当時のイギリス社会では、男性優位が厳然たる基盤となっていて、とにかく息子が生まれなければ家督が継げないしきたりだったようですね。
そう考えれば、ジュディスの「私がハムネットの代わりに死ねばよかった!」とか「私が女だから…」云々の発言の理由が理解できます。
現代の私たちには「どうしてそこまで…」と頭をひねるところですよね。ジュディスの行きすぎともとれるこだわりが私には引っかかりました。
しかし、その言葉の裏に、シェイクスピアには想像もつかない真実が隠されていたことを観客は知ることになります。なにがこれほどまでにアンやジュディスを戸惑わせ、苦しめるのかと私が感じていた疑問が徐々に明らかになっていくにつれて、耐えられないほどの悲劇が一家を襲ったことがわかってきます。
安らぎの引退生活どころか、次々と湧き起こる娘たちのスキャンダルにも翻弄され、唯一の心の拠り所であった自慢の息子ハムネットを悼むことさえ拒否されるに至って、彼の心は乱れ、荒れ狂います。
それがハムネットの死の真相を暴くことになる、映画の終わり近くのシェイクスピアとジュディスの激しい言葉の応酬でした。
たびたび止めに入るアンの気遣いも空しく、父娘は想いのたけをぶつけあい、ついに真実がジュディスの口から洩れ出ます。
それによって、数々の不和により、修復不可能に見えていた家族の亀裂が埋まり始め、真の相互理解へと向かっていくのでした。
この映画が真実かどうかは神のみぞ知るというところですが、シェイクスピアの生涯が掘り起こされ、現代の私たちに当時の社会情勢を示してくれたことに感謝の気持ちが湧きました。
シェイクスピアを演じているのはケネス・ブラナー。演劇人としても有名な俳優ですね。ジュディスと対決するシーンの鬼気迫る迫力は、息が止まりそうでした。力強く長いセリフの応酬は、映画史に残るほどの名演技となるかもしれません。

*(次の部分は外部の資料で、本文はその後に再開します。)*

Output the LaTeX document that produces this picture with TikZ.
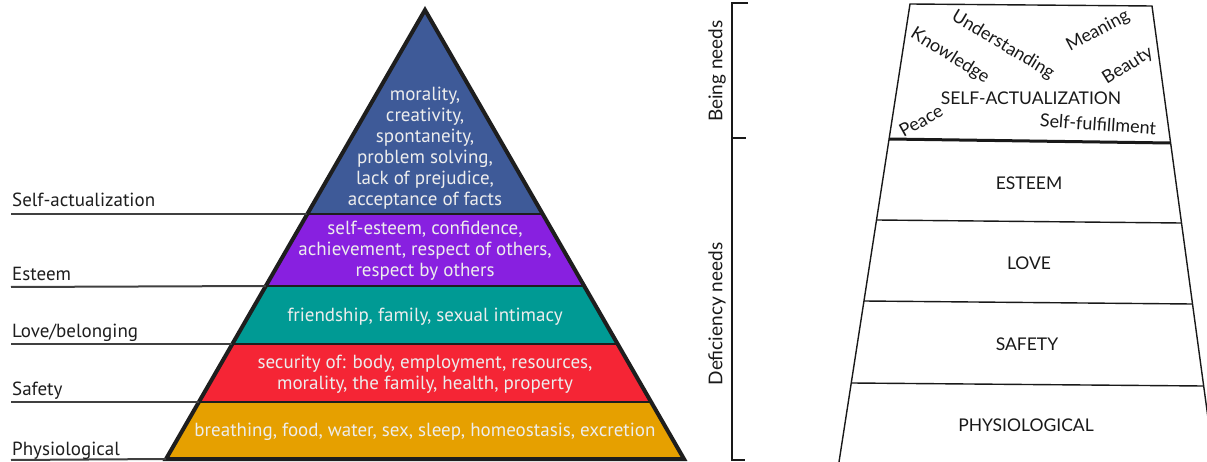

さすがに演劇で鍛えた彼の真骨頂だと思います。また、初めて気づきましたが、ケネスの声がすばらしかった。柔和で心に染み入る声の持ち主だったのですね。
ジュディス役のキャスリン・ワイルダーが、ケネスに一歩も引かない迫真の演技を見せており、もしかしてと思ったら、彼女も舞台出身の女優でした。こちらも強く印象に残りました。
妻アン役にはジュディ・デンチ。もう何も言うことはありません。
家族がついに許し合い、理解し合い、抱き合うシーンには胸を打たれました。
ラストにシェイクスピアがつぶやく『庭には野望でなく愛が咲くだろう』が彼の済みきった心情を表しています。